Since I was watching Let’s Make Love decades later, times had changed and I’d already been taught “thin was in!” so the risqué display of her voluptuous figure wasn’t just a matter of shameful sexuality, but inappropriate as well. The lesson 14 year old me already knew was that only thin girls had the right to flaunt it (even if what “it” they had was in much smaller amounts — or maybe it was because they had less of “it” they could flaunt it?). And at 14, with more than budding breasts but a B-cup “rack” that men were already leering at me for, I felt far more like “lumpy” & “obvious” Marilyn than the properly svelte & sexy supermodel who was supposed to let it all hang-out (in one long lanky line, resembling a 13 year old boy’s body). It was embarrassing.
Years later, I’d developed even more — and not just in bust & hips, but intellectually & emotionally. But this only posed a new set of issues with regards to watching Let’s Make Love.
At some point (probably about the time I began to accept my own “points” — my big breasts), I became rather obsesses with Marilyn Monroe. I can’t claim to have read every biography because Marilyn’s the most biography-ed entertainer; but I read as many as I could get my hands on. Like many fans (or obsessives) of Monroe’s, I spent as much time turning her into my own individual legend (icon of our culture’s sexuality, and, in a perverse way, a role model for my brand of feminism) as I did learning about her. But I did learn about her.
And so when I saw Let’s Make Love a few years later, I knew of the troubles that she struggled with in her personal life and career during the making of the film… Doomed marriage to Arthur Miller, the icky affair with Montand, and Cukor’s horrid treatment of the star. And so once again, my personal reactions to the film were coloring my view of it. Sure, she wasn’t at her best or brightest in this film, but poor Marilyn was now a martyr to her struggles with men. It was a wonder she was there at all, even bothering to fulfill her contractual obligation to the hated Fox studio!
Now, years later, on a cool May evening I watched Let’s Make Love again. I tried to strip away the personal reactions, the knee-jerk response to defend Marilyn, and just watch the film.

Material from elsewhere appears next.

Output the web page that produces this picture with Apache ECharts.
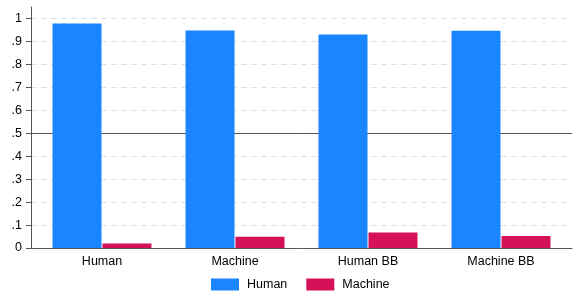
<!DOCTYPE html>
<html><head><meta charset="utf-8">
<script src="https://cdn.jsdelivr.net/npm/echarts@6/dist/echarts.min.js"></script>
<style>html,body{margin:0;padding:0;background:#fff}#c{width:576px;height:300px}</style>
</head><body><div id="c"></div>
<script>
var categories = ['Human', 'Machine', 'Human BB', 'Machine BB'];
var humanValues = [0.978, 0.948, 0.930, 0.947];
var machineValues = [0.020, 0.049, 0.068, 0.052];
var yTicks = [0, 0.1, 0.2, 0.3, 0.4, 0.5, 0.6, 0.7, 0.8, 0.9, 1];
var refLine = 0.5;

var FONT = 'Liberation Sans';
var chart = echarts.init(document.getElementById('c'), null, {renderer: 'canvas'});
function fmt(v) {
  var r = Math.round(v * 10) / 10;
  if (Math.abs(r - v) > 1e-6) return '';
  if (r === 0) return '0';
  if (r === 1) return '1';
  return r.toFixed(1).replace(/^0/, '');
}
chart.setOption({
  animation: false,
  grid: [
    {left: 31, right: 4, top: 7, bottom: 52},
    {left: 35.5, right: 8.5, top: 7, bottom: 52}
  ],
  legend: {
    left: 211, top: 278, padding: 0, itemWidth: 28, itemHeight: 12, itemGap: 19,
    icon: 'rect',
    data: ['Human', 'Machine'],
    textStyle: {fontFamily: FONT, fontSize: 12.5, color: '#000', padding: [0, 0, 0, 3]}
  },
  xAxis: [
    {gridIndex: 0, type: 'value', min: 0, max: 1, show: true,
     axisLine: {show: true, onZero: false, lineStyle: {color: '#555', width: 1}},
     axisTick: {show: false}, axisLabel: {show: false}, splitLine: {show: false}},
    {gridIndex: 1, type: 'category', data: categories,
     axisLine: {show: false}, axisTick: {show: false},
     axisLabel: {fontFamily: FONT, fontSize: 12.5, color: '#000', margin: 7}}
  ],
  yAxis: [
    {gridIndex: 0, type: 'value', min: 0, max: 1.05, interval: 0.1,
     axisLine: {show: true, lineStyle: {color: '#555', width: 1}},
     axisTick: {show: true, length: 5, lineStyle: {color: '#555'}},
     axisLabel: {fontFamily: FONT, fontSize: 12.5, color: '#000', margin: 9, formatter: fmt, showMaxLabel: false},
     splitLine: {show: true, showMaxLine: false, lineStyle: {color: '#e0e0e0', type: [6, 4], width: 1}}},
    {gridIndex: 1, type: 'value', min: 0, max: 1.05, show: false, splitLine: {show: false}}
  ],
  series: [
    {type: 'line', xAxisIndex: 0, yAxisIndex: 0, data: [], silent: true, z: 0,
     markLine: {symbol: 'none', silent: true, label: {show: false},
       lineStyle: {color: '#555', type: 'solid', width: 1},
       data: [{yAxis: refLine}]}},
    {name: 'Human', type: 'bar', xAxisIndex: 1, yAxisIndex: 1, data: humanValues, z: 5,
     barWidth: 49, barGap: '2%', itemStyle: {color: '#1a85ff'}},
    {name: 'Machine', type: 'bar', xAxisIndex: 1, yAxisIndex: 1, data: machineValues, z: 5,
     barWidth: 49, barGap: '2%', itemStyle: {color: '#d41159'}}
  ]
});
</script></body></html>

In many ways it is better than I remembered. While she’s mainly in the movie to exist as eye candy, Marilyn’s work with The Actors Studio is noticeable when she’s given the opportunity to do something other than be lovely. And she is lovely — even if my knowing eye can see strain & yes, the dreaded “age” and “weight” which are bad things for any actress, let alone one only allowed to be beautiful & sexy. And call me crazy, but I love her singing voice (I own several Marilyn CDs) and there’s lots of it in this movie.

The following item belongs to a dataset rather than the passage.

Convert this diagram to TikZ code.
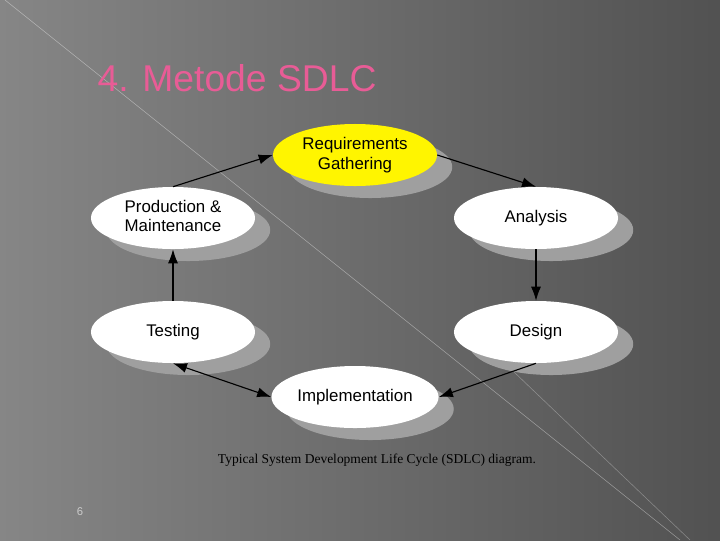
\documentclass[tikz,border=0pt]{standalone}
\usepackage{fontspec}
\setmainfont{Liberation Sans}
\newfontfamily\capfont{Liberation Serif}
\usetikzlibrary{shapes.geometric,arrows.meta,shadows}
\definecolor{titlepink}{RGB}{232,92,150}
\definecolor{reqyellow}{RGB}{255,245,0}
\begin{document}
\begin{tikzpicture}[x=0.025cm,y=-0.025cm,
	phase/.style={ellipse,fill=white,minimum width=4.1cm,minimum height=1.55cm,inner sep=1pt,
		align=center,font=\fontsize{12}{14}\selectfont,
		drop shadow={shadow xshift=0.38cm,shadow yshift=-0.3cm,fill=gray!75,opacity=1}},
	flow/.style={-{Latex[length=3.5mm,width=2.5mm]},thick,black}]
% Fond
\shade[left color=gray!95!white,right color=black!68] (0,0) rectangle (720,540);
\useasboundingbox (0,0) rectangle (720,540);
\draw[white,opacity=0.35] (5,0) -- (680,540);
\draw[white,opacity=0.3] (470,330) -- (690,540);

% Titre
\node[text=titlepink,font=\fontsize{26.5}{30}\selectfont] (titre) at (237,78) {4. Metode SDLC};

% Phases
\node[phase,fill=reqyellow] (req) at (355,155) {Requirements\\Gathering};
\node[phase] (ana) at (536,218) {Analysis};
\node[phase] (des) at (536,332) {Design};
\node[phase] (imp) at (355,397) {Implementation};
\node[phase] (tes) at (173,332) {Testing};
\node[phase] (prod) at (173,218) {\begin{tabular}{@{}l@{}}Production \&\\Maintenance\end{tabular}};

% Fleches
\draw[flow] (prod.north) -- (req.west);
\draw[flow] (req.east) -- (ana.north);
\draw[flow] (ana.south) -- (des.north);
\draw[flow] (des.south) -- (imp.east);
\draw[flow,{Latex[length=3.5mm,width=2.5mm]}-{Latex[length=3.5mm,width=2.5mm]}] (tes.south) -- (imp.west);
\draw[flow] (tes.north) -- (prod.south);

% Legende
\node[font=\capfont\fontsize{9.6}{11}\selectfont,text=black] (legende) at (377,460) {Typical System Development Life Cycle (SDLC) diagram.};
\node[font=\fontsize{8}{10}\selectfont,text=gray!40] (page) at (80,512) {6};
\end{tikzpicture}
\end{document}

But what really sticks out this go-around is that the movie itself is aged & tired.
No, not just for “today” — it was aged and tired when it was made.

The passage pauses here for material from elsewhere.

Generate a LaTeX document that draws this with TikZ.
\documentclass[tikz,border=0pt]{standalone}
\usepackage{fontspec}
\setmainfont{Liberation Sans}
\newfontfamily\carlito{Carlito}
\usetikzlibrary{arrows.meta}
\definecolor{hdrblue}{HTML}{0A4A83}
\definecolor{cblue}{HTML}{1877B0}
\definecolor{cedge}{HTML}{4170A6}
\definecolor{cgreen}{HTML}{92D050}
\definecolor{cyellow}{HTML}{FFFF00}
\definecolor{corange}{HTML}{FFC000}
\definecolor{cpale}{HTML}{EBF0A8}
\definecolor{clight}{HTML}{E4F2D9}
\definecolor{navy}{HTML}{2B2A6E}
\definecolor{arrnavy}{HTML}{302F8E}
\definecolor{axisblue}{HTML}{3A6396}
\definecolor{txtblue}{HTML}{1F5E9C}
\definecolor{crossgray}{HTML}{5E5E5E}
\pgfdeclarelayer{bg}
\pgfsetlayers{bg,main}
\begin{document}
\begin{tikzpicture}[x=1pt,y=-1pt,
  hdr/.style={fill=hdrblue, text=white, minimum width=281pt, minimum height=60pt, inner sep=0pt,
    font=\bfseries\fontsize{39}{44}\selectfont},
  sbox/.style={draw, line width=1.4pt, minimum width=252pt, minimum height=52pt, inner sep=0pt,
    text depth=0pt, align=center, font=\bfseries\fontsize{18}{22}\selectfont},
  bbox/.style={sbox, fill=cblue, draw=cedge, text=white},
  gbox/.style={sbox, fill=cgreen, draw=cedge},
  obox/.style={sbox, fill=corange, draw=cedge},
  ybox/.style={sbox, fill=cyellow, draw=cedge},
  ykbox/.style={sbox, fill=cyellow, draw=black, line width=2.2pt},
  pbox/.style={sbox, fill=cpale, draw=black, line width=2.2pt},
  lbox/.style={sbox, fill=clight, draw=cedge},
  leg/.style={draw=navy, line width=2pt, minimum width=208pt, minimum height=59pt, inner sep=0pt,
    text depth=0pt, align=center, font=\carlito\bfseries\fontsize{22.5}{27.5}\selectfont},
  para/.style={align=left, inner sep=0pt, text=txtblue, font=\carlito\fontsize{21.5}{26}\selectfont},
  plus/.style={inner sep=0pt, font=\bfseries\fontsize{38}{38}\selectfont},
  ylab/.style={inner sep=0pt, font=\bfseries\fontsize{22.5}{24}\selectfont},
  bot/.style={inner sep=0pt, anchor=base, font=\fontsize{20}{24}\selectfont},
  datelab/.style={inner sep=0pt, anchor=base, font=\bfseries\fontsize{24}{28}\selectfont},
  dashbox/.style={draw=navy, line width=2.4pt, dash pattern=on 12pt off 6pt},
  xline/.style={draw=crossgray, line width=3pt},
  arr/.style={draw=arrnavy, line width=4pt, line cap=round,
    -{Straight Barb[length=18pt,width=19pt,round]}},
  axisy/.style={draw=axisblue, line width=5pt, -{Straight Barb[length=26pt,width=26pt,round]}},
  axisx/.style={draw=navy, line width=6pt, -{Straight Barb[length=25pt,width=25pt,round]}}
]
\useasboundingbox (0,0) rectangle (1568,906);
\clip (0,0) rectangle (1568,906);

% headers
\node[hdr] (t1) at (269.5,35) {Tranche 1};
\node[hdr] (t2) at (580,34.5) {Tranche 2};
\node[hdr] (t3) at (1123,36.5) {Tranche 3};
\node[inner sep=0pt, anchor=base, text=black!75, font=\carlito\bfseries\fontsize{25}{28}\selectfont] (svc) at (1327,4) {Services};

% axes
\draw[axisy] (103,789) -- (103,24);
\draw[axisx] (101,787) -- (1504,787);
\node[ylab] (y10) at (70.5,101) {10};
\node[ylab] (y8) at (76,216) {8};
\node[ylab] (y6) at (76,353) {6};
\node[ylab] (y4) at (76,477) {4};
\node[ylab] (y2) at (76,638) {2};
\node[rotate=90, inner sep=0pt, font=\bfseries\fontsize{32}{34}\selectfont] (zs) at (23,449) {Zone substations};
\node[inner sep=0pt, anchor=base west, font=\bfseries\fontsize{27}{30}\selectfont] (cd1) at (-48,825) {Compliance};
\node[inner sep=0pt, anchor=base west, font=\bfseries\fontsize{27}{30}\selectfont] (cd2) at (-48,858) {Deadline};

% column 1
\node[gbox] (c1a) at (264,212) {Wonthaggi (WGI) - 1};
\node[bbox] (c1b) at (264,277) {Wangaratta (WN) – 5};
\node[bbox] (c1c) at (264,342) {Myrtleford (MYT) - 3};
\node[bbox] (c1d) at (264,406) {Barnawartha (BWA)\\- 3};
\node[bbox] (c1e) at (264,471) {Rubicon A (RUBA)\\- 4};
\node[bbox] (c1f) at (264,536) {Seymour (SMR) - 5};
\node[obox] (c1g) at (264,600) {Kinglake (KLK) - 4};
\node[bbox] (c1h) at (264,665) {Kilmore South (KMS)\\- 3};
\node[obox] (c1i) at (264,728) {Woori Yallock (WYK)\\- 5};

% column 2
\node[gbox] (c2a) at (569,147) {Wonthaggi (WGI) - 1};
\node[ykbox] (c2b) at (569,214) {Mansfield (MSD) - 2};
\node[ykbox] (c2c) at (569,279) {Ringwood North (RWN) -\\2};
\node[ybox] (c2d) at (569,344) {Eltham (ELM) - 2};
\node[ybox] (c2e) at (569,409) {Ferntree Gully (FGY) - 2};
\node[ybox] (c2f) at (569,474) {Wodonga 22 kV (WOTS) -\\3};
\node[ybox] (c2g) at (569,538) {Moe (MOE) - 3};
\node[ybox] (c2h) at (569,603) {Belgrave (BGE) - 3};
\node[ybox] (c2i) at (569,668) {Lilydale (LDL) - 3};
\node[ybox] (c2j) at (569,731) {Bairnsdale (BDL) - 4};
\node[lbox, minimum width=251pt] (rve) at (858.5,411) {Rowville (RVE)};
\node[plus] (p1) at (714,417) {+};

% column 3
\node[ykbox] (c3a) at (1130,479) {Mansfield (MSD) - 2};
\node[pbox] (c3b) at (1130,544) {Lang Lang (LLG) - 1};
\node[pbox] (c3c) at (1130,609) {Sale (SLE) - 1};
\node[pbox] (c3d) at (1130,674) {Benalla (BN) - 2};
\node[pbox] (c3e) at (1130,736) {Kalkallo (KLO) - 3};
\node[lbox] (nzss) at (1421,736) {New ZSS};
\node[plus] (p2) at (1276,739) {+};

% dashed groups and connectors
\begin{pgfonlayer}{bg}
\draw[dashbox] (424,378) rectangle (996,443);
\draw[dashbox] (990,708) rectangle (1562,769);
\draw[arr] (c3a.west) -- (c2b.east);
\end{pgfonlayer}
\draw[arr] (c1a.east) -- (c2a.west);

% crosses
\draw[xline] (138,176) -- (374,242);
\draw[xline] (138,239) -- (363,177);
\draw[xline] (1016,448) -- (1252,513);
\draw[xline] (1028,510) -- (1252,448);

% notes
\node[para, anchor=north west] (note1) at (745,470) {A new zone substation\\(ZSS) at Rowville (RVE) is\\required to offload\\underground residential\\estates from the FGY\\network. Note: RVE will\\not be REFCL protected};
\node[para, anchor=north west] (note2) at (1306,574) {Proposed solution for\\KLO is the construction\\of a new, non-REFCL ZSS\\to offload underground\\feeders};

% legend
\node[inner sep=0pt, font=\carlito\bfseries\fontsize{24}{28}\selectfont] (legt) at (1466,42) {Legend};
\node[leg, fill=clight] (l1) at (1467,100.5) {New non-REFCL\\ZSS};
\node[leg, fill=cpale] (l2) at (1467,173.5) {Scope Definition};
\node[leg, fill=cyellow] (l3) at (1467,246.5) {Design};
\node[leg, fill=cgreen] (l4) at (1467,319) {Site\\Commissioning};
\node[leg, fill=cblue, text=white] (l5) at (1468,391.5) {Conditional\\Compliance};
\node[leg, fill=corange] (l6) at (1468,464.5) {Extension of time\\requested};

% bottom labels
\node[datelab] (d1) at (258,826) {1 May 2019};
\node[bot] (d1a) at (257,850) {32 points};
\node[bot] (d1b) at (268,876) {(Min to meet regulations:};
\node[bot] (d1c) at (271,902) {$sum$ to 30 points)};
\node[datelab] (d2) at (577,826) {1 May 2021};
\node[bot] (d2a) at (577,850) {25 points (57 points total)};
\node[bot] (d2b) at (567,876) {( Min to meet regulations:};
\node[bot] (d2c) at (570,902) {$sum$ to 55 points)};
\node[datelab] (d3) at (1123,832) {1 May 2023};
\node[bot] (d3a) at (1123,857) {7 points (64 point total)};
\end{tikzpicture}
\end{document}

Contextually, the film struggles to balance between the playfulness of the 50’s reserved conservatism (a wiggle in a dress, a wiggle of an eyebrow) and the more frank peek-a-boo sexuality of the 60’s (Marilyn’s black catsuit). Audiences were changing; but Hollywood wasn’t quite ready to pander to Beatniks — not at the expense of the establishment’s rich wallets.
So, Fox puts Marilyn, the classic sex pot, together with Montand, the rising French star, for some generational shared “mmms” (even adding a bit British teen idol effervescence with Frankie Vaughn) hoping to tease both the establishment and the hep cats & kittens into movie tickets. It gives Marilyn a risqué dress & career, but makes it clear that she’s a good girl — with a preacher for a daddy — and marries her off to the wealthy guy who can take care of her. (Note at the end of the film, when she surrenders to love, that she mentions night school, but not the theatre.)
Basically, the film tries to say, “Yes!” to the spicy 60’s Bohemian artistic lifestyle — but in the end, it’s stuffed in rather flavorless 50’s ring bologna.